Menurut Jonan, yang dia lakukan sejatinya hanya menghidupkan kembali prinsip dasar bisnis: pelayanan bagus, pelanggan senang, mereka datang lagi, kereta api untung. Hasilnya total pendapatan KAI pada 2011 tembus Rp 6,3 triliun. Ini hanya pendapatan satu tahun, tapi jauh melampaui pendapatan selama tiga tahun dari 2000 sampai 2002 yang hanya Rp 5,73 triliun. "Numbers don't lie," kata Jonan saat itu.
Selain itu, Jonan juga disiplin menerapkan sistem piket, yang sebelumnya tak ada. Ia mewajibkan dirinya serta para direktur untuk bergabung. Alhasil, sebulan sekali Jonan bisa "mangkal" semalaman di stasiun kecil di luar Kota Bandung, kantor pusat KAI.
Selain itu, perubahan secara kasat mata juga terjadi di kereta api. Dulu penumpang Commuter Line Jabodetabek berjubel di atas atap kereta. Tapi kini, tak ada lagi kebiasaan semacam itu. Dulu di kereta jarah jauh, pedagang asongan bebas berjualan. Kini kebiasaan itu hilang.

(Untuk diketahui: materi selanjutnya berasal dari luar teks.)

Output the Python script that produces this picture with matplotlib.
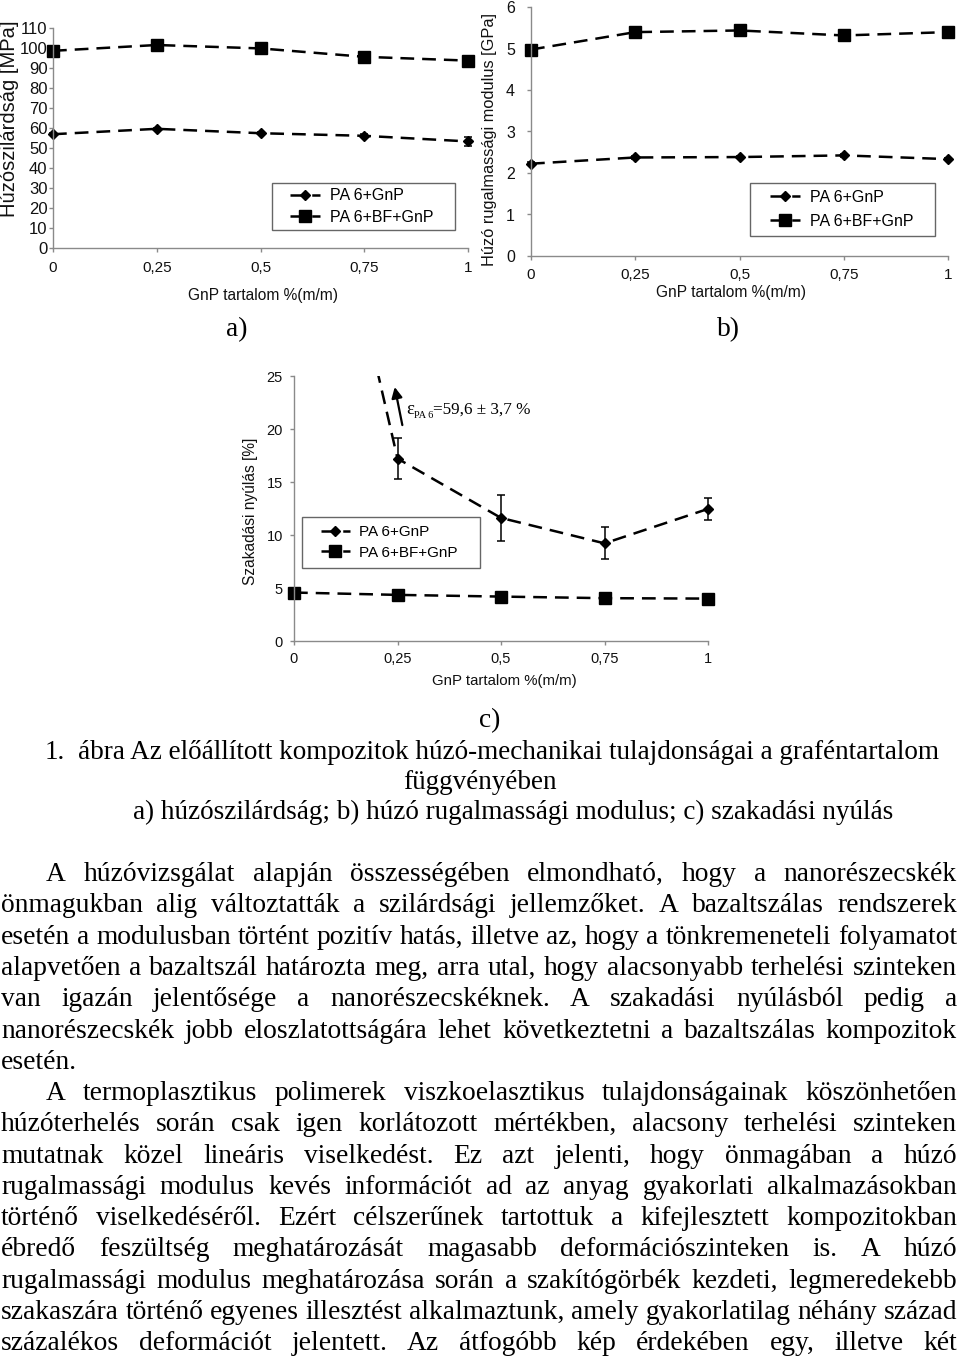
import numpy as np
import matplotlib
matplotlib.use('Agg')
import matplotlib.pyplot as plt
from matplotlib.patches import Rectangle
from matplotlib.transforms import Bbox, TransformedBbox

plt.rcParams['font.family'] = ['Liberation Sans', 'DejaVu Sans']

# GnP content, common x axis
gnp = [0, 0.25, 0.5, 0.75, 1]
xtick_labels = ['0', '0,25', '0,5', '0,75', '1']
labels = ['PA 6+GnP', 'PA 6+BF+GnP']

# a) tensile strength [MPa]
a_gnp = [56.8, 59.5, 57.3, 56.0, 53.2]
a_gnp_err = [0.6, 0.6, 0.6, 0.8, 2.2]
a_bf = [98.5, 101.4, 99.7, 95.5, 93.6]
a_bf_err = [0.8, 0.8, 0.8, 1.0, 0.8]

# b) tensile modulus [GPa]
b_gnp = [2.22, 2.37, 2.38, 2.42, 2.33]
b_gnp_err = [0.03, 0.03, 0.03, 0.03, 0.03]
b_bf = [4.97, 5.39, 5.43, 5.31, 5.39]
b_bf_err = [0.03, 0.03, 0.03, 0.14, 0.03]

# c) elongation at break [%]  (PA 6 alone = 59.6 +- 3.7, off the scale)
c_gnp = [59.6, 17.2, 11.6, 9.2, 12.45]
c_gnp_err = [3.7, 1.9, 2.2, 1.5, 1.0]
c_bf = [4.56, 4.34, 4.18, 4.03, 3.99]
c_bf_err = [0.08, 0.08, 0.08, 0.08, 0.08]

caption = [
    "ábra Az előállított kompozitok húzó-mechanikai tulajdonságai a graféntartalom",
    "függvényében",
    "a) húzószilárdság; b) húzó rugalmassági modulus; c) szakadási nyúlás",
]

body = [
    "A húzóvizsgálat alapján összességében elmondható, hogy a nanorészecskék",
    "önmagukban alig változtatták a szilárdsági jellemzőket. A bazaltszálas rendszerek",
    "esetén a modulusban történt pozitív hatás, illetve az, hogy a tönkremeneteli folyamatot",
    "alapvetően a bazaltszál határozta meg, arra utal, hogy alacsonyabb terhelési szinteken",
    "van igazán jelentősége a nanorészecskéknek. A szakadási nyúlásból pedig a",
    "nanorészecskék jobb eloszlatottságára lehet következtetni a bazaltszálas kompozitok",
    "esetén.",
    "A termoplasztikus polimerek viszkoelasztikus tulajdonságainak köszönhetően",
    "húzóterhelés során csak igen korlátozott mértékben, alacsony terhelési szinteken",
    "mutatnak közel lineáris viselkedést. Ez azt jelenti, hogy önmagában a húzó",
    "rugalmassági modulus kevés információt ad az anyag gyakorlati alkalmazásokban",
    "történő viselkedéséről. Ezért célszerűnek tartottuk a kifejlesztett kompozitokban",
    "ébredő feszültség meghatározását magasabb deformációszinteken is. A húzó",
    "rugalmassági modulus meghatározása során a szakítógörbék kezdeti, legmeredekebb",
    "szakaszára történő egyenes illesztést alkalmaztunk, amely gyakorlatilag néhány század",
    "százalékos deformációt jelentett. Az átfogóbb kép érdekében egy, illetve két",
]
indented = [0, 7]
not_justified = [6]

W, H = 960, 1361
fig = plt.figure(figsize=(9.6, 13.612), dpi=100, facecolor='white')

page = fig.add_axes([0, 0, 1, 1])
page.set_xlim(0, W)
page.set_ylim(H, 0)
page.axis('off')
renderer = fig.canvas.get_renderer()

SERIF = 'Liberation Serif'
FS = 19.8
CAP_FS = 19.5


def word_width(w, fs):
    t = page.text(0, 0, w, fontsize=fs, family=SERIF)
    wd = t.get_window_extent(renderer).width
    t.remove()
    return wd


def put(x, y, s, fs=FS, **kw):
    return page.text(x, y, s, fontsize=fs, family=SERIF, va='baseline', ha='left', **kw)


def text_line(line, y, x0, x1=None, fs=FS):
    if x1 is None:
        put(x0, y, line, fs)
        return
    words = line.split()
    widths = [word_width(w, fs) for w in words]
    gap = (x1 - x0 - sum(widths)) / (len(words) - 1)
    x = x0
    for w, wd in zip(words, widths):
        put(x, y, w, fs)
        x += wd + gap


def frac(x0, y0, x1, y1):
    return [x0 / W, 1 - y1 / H, (x1 - x0) / W, (y1 - y0) / H]


def style_axes(ax, ymax, ystep, ypad, xpad, xsize, ysize):
    ax.set_xlim(0, 1)
    ax.set_ylim(0, ymax)
    ax.set_xticks(gnp)
    ax.set_xticklabels(xtick_labels)
    ax.set_yticks(np.arange(0, ymax + 0.001, ystep))
    ax.set_yticklabels([str(int(v)) for v in np.arange(0, ymax + 0.001, ystep)])
    for s in ['top', 'right']:
        ax.spines[s].set_visible(False)
    for s in ['left', 'bottom']:
        ax.spines[s].set_color('#8a8a8a')
        ax.spines[s].set_linewidth(1.0)
    ax.tick_params(direction='out', length=3, width=1, color='#8a8a8a',
                   labelcolor='#111111')
    ax.tick_params(axis='y', pad=ypad, labelsize=ysize)
    ax.tick_params(axis='x', pad=xpad, labelsize=xsize)
    ax.set_facecolor('none')


def draw_series(ax, y, err, marker, ms, label, clip=None):
    line, = ax.plot(gnp, y, color='black', lw=1.8, dashes=(5.5, 3.2), marker=marker,
                    ms=ms, mfc='black', mec='black', label=label)
    eb = ax.errorbar(gnp, y, yerr=err, fmt='none', ecolor='black',
                     elinewidth=1.1, capsize=3, capthick=1.1)
    arts = [line] + list(eb.lines[1]) + list(eb.lines[2])
    for art in arts:
        if clip is None:
            art.set_clip_on(False)
        else:
            art.set_clip_box(clip)


def legend_box(ax, box, hx, yc, fs, spacing):
    x0, y0, x1, y1 = box
    ax.add_patch(Rectangle((x0, y0), x1 - x0, y1 - y0, transform=ax.transAxes,
                           facecolor='white', edgecolor='#666666', lw=1.0,
                           clip_on=False, zorder=4))
    leg = ax.legend(loc='center left', bbox_to_anchor=(hx, yc), frameon=False,
                    fontsize=fs, handlelength=1.9, handletextpad=0.6,
                    borderaxespad=0, borderpad=0, labelspacing=spacing)
    leg.set_zorder(5)


# ---------- a) ----------
ax_a = fig.add_axes(frac(53, 28, 468, 248))
style_axes(ax_a, 110, 10, 1, 6.5, 11, 12)
draw_series(ax_a, a_gnp, a_gnp_err, 'D', 5, labels[0])
draw_series(ax_a, a_bf, a_bf_err, 's', 8, labels[1])
ax_a.set_xlabel('GnP tartalom %(m/m)', fontsize=11.2, color='#111111')
ax_a.xaxis.set_label_coords(0.506, -0.214)
ax_a.xaxis.label.set_va('center')
ax_a.set_ylabel('Húzószilárdság [MPa]', fontsize=14.5, color='#111111')
ax_a.yaxis.set_label_coords(-0.104, 0.586)
ax_a.yaxis.label.set_va('center')
legend_box(ax_a, (0.528, 0.082, 0.969, 0.295), 0.571, 0.188, 11.5, 0.4)

# ---------- b) ----------
ax_b = fig.add_axes(frac(531, 7, 948, 256))
style_axes(ax_b, 6, 1, 8.5, 5.8, 11, 11.5)
draw_series(ax_b, b_gnp, b_gnp_err, 'D', 5, labels[0])
draw_series(ax_b, b_bf, b_bf_err, 's', 8, labels[1])
ax_b.set_xlabel('GnP tartalom %(m/m)', fontsize=11.2, color='#111111')
ax_b.xaxis.set_label_coords(0.48, -0.145)
ax_b.xaxis.label.set_va('center')
ax_b.set_ylabel('Húzó rugalmassági modulus [GPa]', fontsize=11.8, color='#111111')
ax_b.yaxis.set_label_coords(-0.10, 0.466)
ax_b.yaxis.label.set_va('center')
legend_box(ax_b, (0.525, 0.08, 0.969, 0.293), 0.573, 0.187, 11.5, 0.55)

# ---------- c) ----------
ax_c = fig.add_axes(frac(294, 376, 708, 641))
style_axes(ax_c, 25, 5, 5, 5, 10.5, 10.5)
clip_c = TransformedBbox(Bbox([[-0.1, -0.1], [1.1, 1.0]]), ax_c.transAxes)
draw_series(ax_c, c_gnp, c_gnp_err, 'D', 5, labels[0], clip=clip_c)
draw_series(ax_c, c_bf, c_bf_err, 's', 8, labels[1], clip=clip_c)
ax_c.set_xlabel('GnP tartalom %(m/m)', fontsize=10.8, color='#111111')
ax_c.xaxis.set_label_coords(0.507, -0.151)
ax_c.xaxis.label.set_va('center')
ax_c.set_ylabel('Szakadási nyúlás [%]', fontsize=11.2, color='#111111')
ax_c.yaxis.set_label_coords(-0.106, 0.49)
ax_c.yaxis.label.set_va('center')
legend_box(ax_c, (0.019, 0.275, 0.449, 0.468), 0.065, 0.372, 11, 0.45)
ax_c.annotate('', xy=(0.242, 24.2), xytext=(0.263, 20.1),
              arrowprops=dict(arrowstyle='-|>', color='black', lw=1.6,
                              mutation_scale=16), annotation_clip=False)

# epsilon note: eps, subscript, value
x = 406
t = put(x, 414, 'ε', 13.5)
x += t.get_window_extent(renderer).width
t = put(x, 418, 'PA 6', 7.5)
x += t.get_window_extent(renderer).width
put(x, 414, '=59,6 ± 3,7 %', 12.3)

# ---------- panel letters, caption, body ----------
page.text(237, 336, 'a)', fontsize=FS, family=SERIF, ha='center', va='baseline')
page.text(728, 336, 'b)', fontsize=FS, family=SERIF, ha='center', va='baseline')
page.text(490, 727, 'c)', fontsize=FS, family=SERIF, ha='center', va='baseline')

put(45, 759, '1.', CAP_FS)
put(78, 759, caption[0], CAP_FS)
page.text(480, 789, caption[1], fontsize=CAP_FS, family=SERIF, ha='center', va='baseline')
put(133, 819, caption[2], CAP_FS)

for i, line in enumerate(body):
    y = 881 + i * 31.27
    x0 = 46 if i in indented else 1
    if i in not_justified:
        text_line(line, y, x0)
    else:
        text_line(line, y, x0, 957)

fig.savefig('out.png', dpi=100, facecolor='white')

Meski menghasilkan gebrakan, kinerja Jonan tak lepas dari kritik. Ketua Forum Warga Kota Jakarta (Fakta) Azas Tigor Nainggolan misalnya, pernah mengatakan Jonan adalah orang yang paling aktif menggusur pedagang.
"Penggusuran paling banyak akibat kebijakan dari Direktur Utama PT Kereta Api Indonesia saat itu, Ignasius Jonan," kata Azas dalam acara diskusi bertema "Catatan Akhir Tahun 2014, Jakarta Belum Ramah HAM" di Jakarta Pusat, Ahad, 21 Desember 2014.
Menurut Azas, dari 17 wilayah penggusuran terhadap PKL, 15 wilayah (88 persen) di antaranya tidak melalui proses sosialisasi dan negosiasi. Sedangkan untuk dua daerah (12 persen) lainnya, pemerintah telah melakukan sosialisasi dan negosiasi dengan pedagang sebelum melakukan penggusuran.